American bryologist and painter

Caroline Coventry Haynes (April 13, 1858 – September 4, 1951) was an American bryologist and painter, known for her study of liverworts and other hepatics.

== Early life and artistic career ==
Haynes was born on April 13, 1858 in New York to Caroline DeForest and her husband Frederick William Haynes. She completed her formal education at schools in New York and then travelled to Paris where she studied painting with William-Adolphe Bouguereau and Claude Monet. During the 1890s Haynes was a member of the New York Water Color Club and exhibited at several annual exhibitions. She also exhibited a work at the National Academy of Design Annual Exhibit in 1897. She was a member and served as president of the Woman's Art Club of New York in 1899. In the early 1900s she was appointed a member of the jury of selection for the New York Water Color Club annual exhibition and also served on the hanging committee.
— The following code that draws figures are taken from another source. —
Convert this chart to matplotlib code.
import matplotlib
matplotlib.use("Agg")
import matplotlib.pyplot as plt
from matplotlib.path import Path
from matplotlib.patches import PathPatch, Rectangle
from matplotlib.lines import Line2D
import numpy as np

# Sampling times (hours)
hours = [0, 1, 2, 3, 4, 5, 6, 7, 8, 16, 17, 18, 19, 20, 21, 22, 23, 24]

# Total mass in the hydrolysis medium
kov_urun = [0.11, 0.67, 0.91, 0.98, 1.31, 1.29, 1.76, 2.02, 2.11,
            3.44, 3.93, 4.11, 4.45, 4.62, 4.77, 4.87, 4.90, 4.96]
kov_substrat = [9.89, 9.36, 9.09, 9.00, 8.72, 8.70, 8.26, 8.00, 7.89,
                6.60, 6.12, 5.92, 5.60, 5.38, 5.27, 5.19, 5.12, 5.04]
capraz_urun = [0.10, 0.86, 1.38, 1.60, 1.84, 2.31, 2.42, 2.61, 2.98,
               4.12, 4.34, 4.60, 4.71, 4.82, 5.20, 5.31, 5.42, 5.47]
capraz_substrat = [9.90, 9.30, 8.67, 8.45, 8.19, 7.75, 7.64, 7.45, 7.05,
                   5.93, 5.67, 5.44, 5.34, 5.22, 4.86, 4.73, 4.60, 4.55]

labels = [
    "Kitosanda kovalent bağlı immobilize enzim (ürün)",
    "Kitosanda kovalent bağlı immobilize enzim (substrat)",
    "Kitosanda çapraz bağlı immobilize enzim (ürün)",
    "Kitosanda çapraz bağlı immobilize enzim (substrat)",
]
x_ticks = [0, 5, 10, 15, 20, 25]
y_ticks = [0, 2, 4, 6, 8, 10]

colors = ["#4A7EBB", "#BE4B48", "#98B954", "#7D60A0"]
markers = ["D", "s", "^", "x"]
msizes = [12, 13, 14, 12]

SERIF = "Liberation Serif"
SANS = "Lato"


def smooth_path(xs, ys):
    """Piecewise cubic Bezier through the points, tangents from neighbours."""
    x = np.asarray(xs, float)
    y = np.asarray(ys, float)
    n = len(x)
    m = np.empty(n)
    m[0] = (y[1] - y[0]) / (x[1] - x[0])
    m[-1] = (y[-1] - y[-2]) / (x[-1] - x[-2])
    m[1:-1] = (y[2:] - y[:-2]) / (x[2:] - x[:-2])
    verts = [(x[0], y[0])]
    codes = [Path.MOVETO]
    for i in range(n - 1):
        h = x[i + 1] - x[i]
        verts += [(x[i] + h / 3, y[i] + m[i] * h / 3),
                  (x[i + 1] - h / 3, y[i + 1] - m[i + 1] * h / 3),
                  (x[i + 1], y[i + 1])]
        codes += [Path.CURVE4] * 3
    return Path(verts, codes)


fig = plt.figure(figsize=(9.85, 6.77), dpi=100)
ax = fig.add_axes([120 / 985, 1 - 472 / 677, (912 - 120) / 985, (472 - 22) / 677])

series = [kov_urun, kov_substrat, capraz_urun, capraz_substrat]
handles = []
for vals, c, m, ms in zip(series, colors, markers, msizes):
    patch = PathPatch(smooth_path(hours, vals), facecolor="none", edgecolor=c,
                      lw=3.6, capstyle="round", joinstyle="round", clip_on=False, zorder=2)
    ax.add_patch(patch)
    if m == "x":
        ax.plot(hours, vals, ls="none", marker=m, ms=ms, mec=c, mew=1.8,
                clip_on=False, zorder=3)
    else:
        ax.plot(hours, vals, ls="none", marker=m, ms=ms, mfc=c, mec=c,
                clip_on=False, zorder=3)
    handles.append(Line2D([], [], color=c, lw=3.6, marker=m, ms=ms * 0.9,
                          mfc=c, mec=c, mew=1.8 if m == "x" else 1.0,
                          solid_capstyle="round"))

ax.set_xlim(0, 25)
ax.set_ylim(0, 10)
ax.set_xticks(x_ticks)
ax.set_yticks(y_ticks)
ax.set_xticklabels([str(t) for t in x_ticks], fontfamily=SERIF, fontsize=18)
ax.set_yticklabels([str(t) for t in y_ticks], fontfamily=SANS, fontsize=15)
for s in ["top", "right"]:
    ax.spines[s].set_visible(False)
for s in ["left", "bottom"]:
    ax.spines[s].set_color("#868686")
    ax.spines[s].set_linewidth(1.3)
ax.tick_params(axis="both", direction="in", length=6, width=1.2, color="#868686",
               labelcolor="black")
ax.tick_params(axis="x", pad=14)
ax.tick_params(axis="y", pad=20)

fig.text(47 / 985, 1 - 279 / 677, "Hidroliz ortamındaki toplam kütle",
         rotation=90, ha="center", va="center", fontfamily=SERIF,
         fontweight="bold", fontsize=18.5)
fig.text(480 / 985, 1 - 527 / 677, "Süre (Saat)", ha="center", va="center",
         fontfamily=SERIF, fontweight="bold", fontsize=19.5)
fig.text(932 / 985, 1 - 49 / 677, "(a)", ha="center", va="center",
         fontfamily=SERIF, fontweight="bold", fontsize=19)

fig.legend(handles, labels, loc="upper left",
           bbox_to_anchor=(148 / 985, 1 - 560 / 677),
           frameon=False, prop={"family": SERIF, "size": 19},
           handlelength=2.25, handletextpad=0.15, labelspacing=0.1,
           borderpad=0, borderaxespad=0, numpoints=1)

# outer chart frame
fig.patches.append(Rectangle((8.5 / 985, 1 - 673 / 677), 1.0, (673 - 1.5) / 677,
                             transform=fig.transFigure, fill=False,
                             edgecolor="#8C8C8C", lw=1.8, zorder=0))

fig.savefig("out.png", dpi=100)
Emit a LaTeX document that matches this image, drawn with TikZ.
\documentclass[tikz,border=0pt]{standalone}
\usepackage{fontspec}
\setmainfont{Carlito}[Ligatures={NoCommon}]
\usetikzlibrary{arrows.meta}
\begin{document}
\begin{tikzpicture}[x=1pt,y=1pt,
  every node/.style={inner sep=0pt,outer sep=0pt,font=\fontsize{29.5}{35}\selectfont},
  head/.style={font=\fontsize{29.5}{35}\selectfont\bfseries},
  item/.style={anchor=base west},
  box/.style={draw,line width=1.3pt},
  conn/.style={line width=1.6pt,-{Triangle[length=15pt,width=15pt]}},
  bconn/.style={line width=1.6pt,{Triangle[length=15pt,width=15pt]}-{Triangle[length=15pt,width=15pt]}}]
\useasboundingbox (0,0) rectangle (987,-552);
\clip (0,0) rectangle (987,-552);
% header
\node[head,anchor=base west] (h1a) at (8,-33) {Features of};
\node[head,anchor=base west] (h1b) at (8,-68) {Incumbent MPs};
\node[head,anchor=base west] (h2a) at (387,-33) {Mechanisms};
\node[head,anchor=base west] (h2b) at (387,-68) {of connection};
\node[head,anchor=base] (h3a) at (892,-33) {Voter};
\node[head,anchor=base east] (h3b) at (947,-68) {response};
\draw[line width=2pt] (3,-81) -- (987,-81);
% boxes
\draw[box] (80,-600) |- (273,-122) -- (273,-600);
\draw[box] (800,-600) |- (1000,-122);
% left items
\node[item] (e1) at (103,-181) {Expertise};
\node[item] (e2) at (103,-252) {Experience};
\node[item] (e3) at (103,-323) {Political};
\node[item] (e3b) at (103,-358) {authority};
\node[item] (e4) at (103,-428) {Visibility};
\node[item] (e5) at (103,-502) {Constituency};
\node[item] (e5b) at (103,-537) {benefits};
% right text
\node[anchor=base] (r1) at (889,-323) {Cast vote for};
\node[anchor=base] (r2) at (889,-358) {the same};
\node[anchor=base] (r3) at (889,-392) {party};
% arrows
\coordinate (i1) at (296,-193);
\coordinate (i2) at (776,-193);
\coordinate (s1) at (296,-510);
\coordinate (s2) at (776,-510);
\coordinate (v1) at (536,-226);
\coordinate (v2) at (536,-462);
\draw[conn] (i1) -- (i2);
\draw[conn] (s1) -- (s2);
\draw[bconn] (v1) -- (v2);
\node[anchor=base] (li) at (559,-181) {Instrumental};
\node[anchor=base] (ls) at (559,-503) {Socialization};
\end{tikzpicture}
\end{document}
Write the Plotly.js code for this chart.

A painting by Haynes is held at the New-York Historical Society.

== Botanical career ==
Haynes returned to New York from Paris in 1902 and studied botany with Marshall A. Howe at the New York Botanic Garden. Haynes was a strong supporter and contributor of the Sullivant Moss Society and The Bryologist botanical journal. She frequently gave aid in times of financial difficulties to the Society. Between 1908 and 1913 she issued the exsiccata series American Hepaticae. Prepared by Carolyn Coventry Haynes.